Connu sous le nom de « loi sur les fausses nouvelles », le projet de loi critiqué par Google renforce les exigences en matière de transparence et oblige les médias sociaux, les moteurs de recherche et les services de messagerie à détecter et à supprimer les contenus illégaux, sous peine de lourdes amendes s’ils ne le font pas. Il oblige également les entreprises technologiques à payer pour le contenu journalistique utilisé, dans un système de négociation similaire à celui adopté en Australie.
Les critiques ont soutenu que le projet de loi n’avait pas été suffisamment débattu dans la société ; au final, le vote a été suspendu - mais pas en raison du manque de débat. Une campagne coordonnée de fausses nouvelles menée par de nombreux influenceurs pro-Bolsonaro qui ont tenté de renverser les élections brésiliennes - s’est alliée à Google, Facebook et Tiktok contre la réglementation et a effrayé les internautes en qualifiant la loi proposée de « loi sur la censure ».
Le géant de la technologie a également maladroitement manipulé les résultats de recherche, en affichant de manière proéminente son propre article de blog et d’autres articles critiques du projet de loi, selon une étude de l’Université fédérale de Rio de Janeiro.
Le lobbying de la technologie est de plus en plus agressif ces derniers mois. Les géants de la technologie ont passé beaucoup de temps à parler à toutes les associations de journalisme - y compris la nôtre - de leurs préoccupations. Après avoir pesé tous leurs arguments, la plupart des acteurs des médias, tant les entreprises traditionnelles que les startups numériques, ont décidé de soutenir la loi.

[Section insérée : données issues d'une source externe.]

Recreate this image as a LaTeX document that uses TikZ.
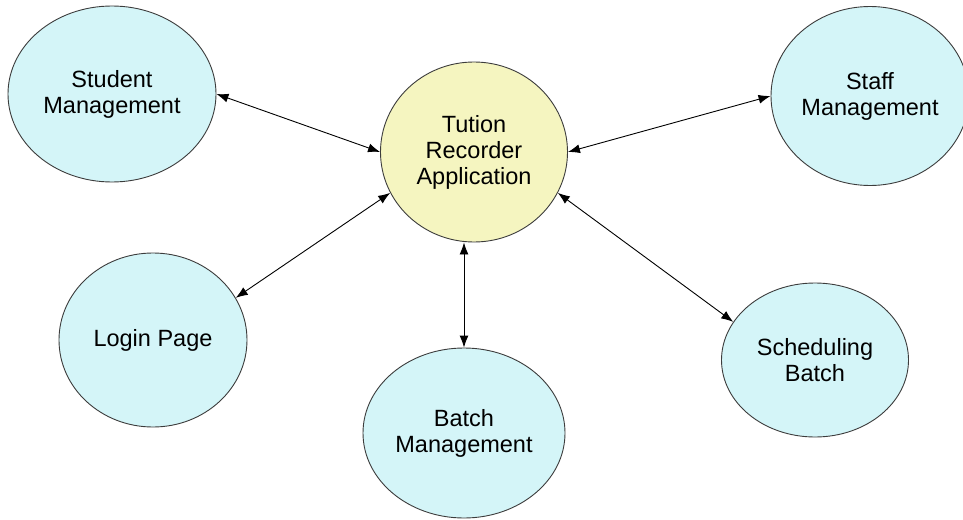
\documentclass[tikz,border=0pt]{standalone}
\usepackage{fontspec}
\setmainfont{Liberation Sans}
\usetikzlibrary{shapes.geometric,arrows.meta}
\definecolor{cyanfill}{RGB}{212,245,248}
\definecolor{yelfill}{RGB}{245,245,192}
\definecolor{edgegray}{RGB}{60,60,60}
\tikzset{
  bubble/.style={ellipse,draw=edgegray,line width=0.9pt,inner sep=0pt,align=center,
    font=\fontsize{23.5}{26}\selectfont},
  sub/.style={bubble,fill=cyanfill},
  hub/.style={bubble,fill=yelfill},
  link/.style={line width=0.9pt,{Latex[length=12pt,width=9pt]}-{Latex[length=12pt,width=9pt]}}
}
\begin{document}
\begin{tikzpicture}[x=1pt,y=-1pt]
\useasboundingbox (0,0) rectangle (963,519);
\fill[white] (0,0) rectangle (963,519);
\node[hub, minimum width=187pt, minimum height=180pt] (app) at (474,152) {Tution\\Recorder\\Application};
\node[sub, minimum width=208pt, minimum height=176pt] (student) at (112,94) {Student\\Management};
\node[sub, minimum width=198pt, minimum height=179pt] (staff) at (870,96) {Staff\\Management};
\node[sub, minimum width=188pt, minimum height=174pt] (login) at (153,340) {Login Page};
\node[sub, minimum width=202pt, minimum height=170pt] (batch) at (464,433) {Batch\\Management};
\node[sub, minimum width=187pt, minimum height=154pt] (sched) at (815,360) {Scheduling\\Batch};
\coordinate (appbot) at (app.south -| batch.north);
\draw[link] (student.east) -- (app.west);
\draw[link] (staff.west) -- (app.east);
\draw[link] (login.27) -- (app.206);
\draw[link] (batch.north) -- (appbot);
\draw[link] (sched.155) -- (app.334);
\end{tikzpicture}
\end{document}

C’est alors que les grandes entreprises technologiques ont commencé à dire qu’il n’y aurait plus d’argent à donner à leurs programmes de journalisme, comme ils l’ont dit aux créateurs de YouTube.
Cette pression n’est pas seulement mauvaise pour la relation entre les journalistes et les plateformes technologiques. Elle a également offert une chance aux alliés de Bolsonaro de reprendre de l’élan, après avoir été au centre d’une grande enquête sur une campagne alimentée par la désinformation qui a conduit une foule à prendre d’assaut les bâtiments gouvernementaux à Brasília en janvier.